Thank you for your responses, by the way, I really appreciate your taking them time!

Yes.

See more details here: Introduction of Neighbor Sampling for GNN Training — DGL 0.9 documentation

Note that some GNN modules, such as SAGEConv, need to use the destination nodes’ features on the previous layer to compute the outputs. Without loss of generality, DGL always includes the destination nodes themselves in the source nodes.
Refer to SAGEConv — DGL 0.9 documentation for more details.

Blockquote
I’m not sure I follow what you are suggesting: are you saying that I copy the graph and then remove all edges except the ones that I have selected to be in each layer? Did I understand correctly?

Yes

Ok, this makes sense. But to reiterate the follow up question (after looking at the tutorial you linked): if I follow the process you suggested then the mini-batch contains all the nodes in the graph (rather than just the nodes which are actively relevant for message passing). Did I understand that correctly? And, if so, doesn’t that make the process computationally inefficient for very large graphs since I will have to store all the nodes on GPU?

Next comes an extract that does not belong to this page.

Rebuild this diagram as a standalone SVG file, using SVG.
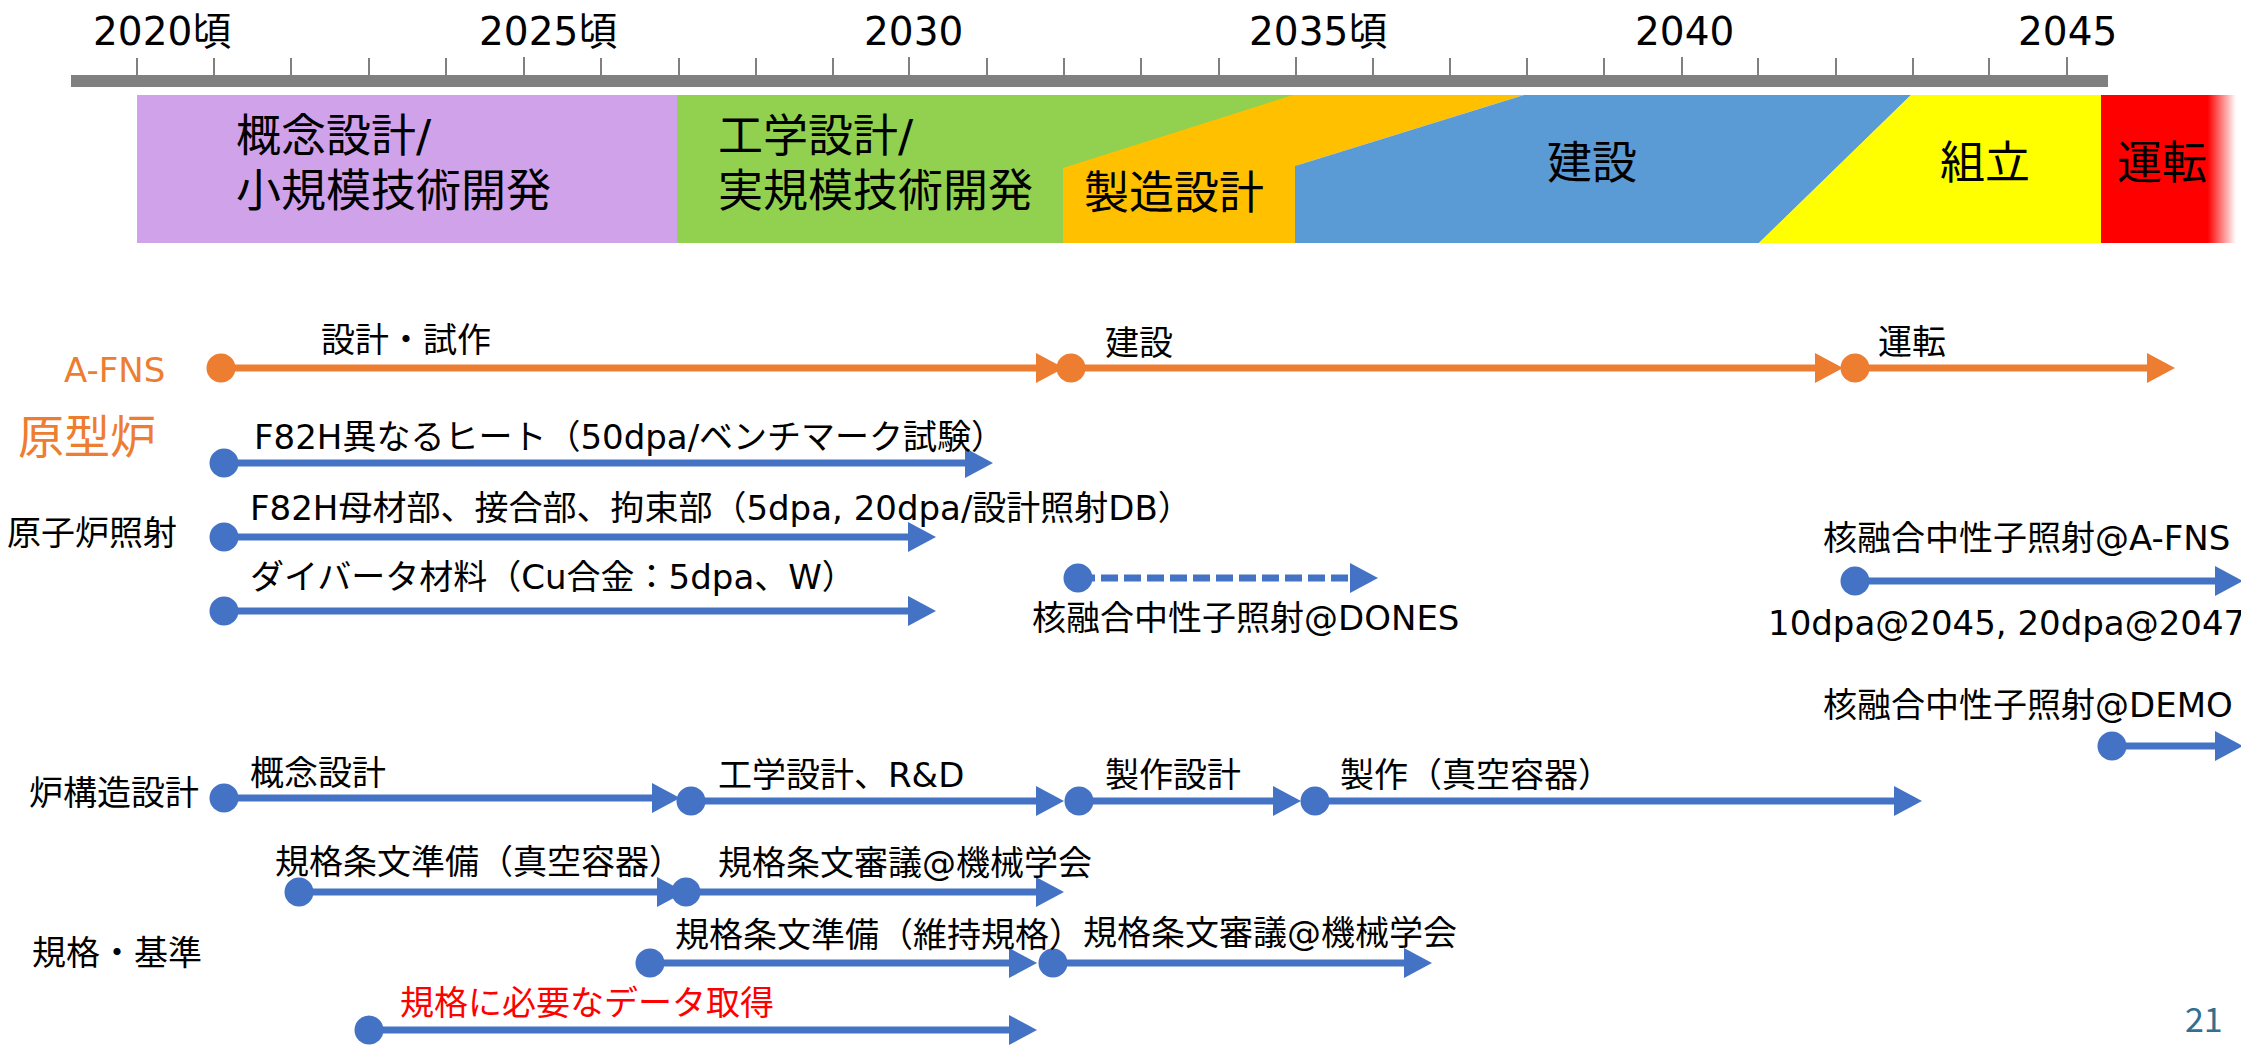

you mean this subgraph is very large? contains all nodes? It’s supposed to be a subgraph instead of a graph containing all nodes.

Hi @Rsalganik1123 . I think your difficulties are from constructing a bipartite graph from DGLGraph. Currently DGL does not have an alternative to create a bipartite subgraph directly. However, here might be a workaround for layer-wise sampling.

g = dgl.graph(...)
sg = dgl.in_subgraph(g, seed_nodes)
sg = dgl.out_subgraph(sg, selected_nodes)
block = dgl.to_block(sg, seed_nodes)

The complexity of above code is relevant to the number of in edges of the seed nodes.

Also be careful to use

all_nodes = torch.concat((torch.tensor(selected_nodes), seed_nodes))
frontier2 = dgl.node_subgraph(g, all_nodes)

, which may lead to undefined behavior since dgl does not support deduplicate values when inducing subgraph.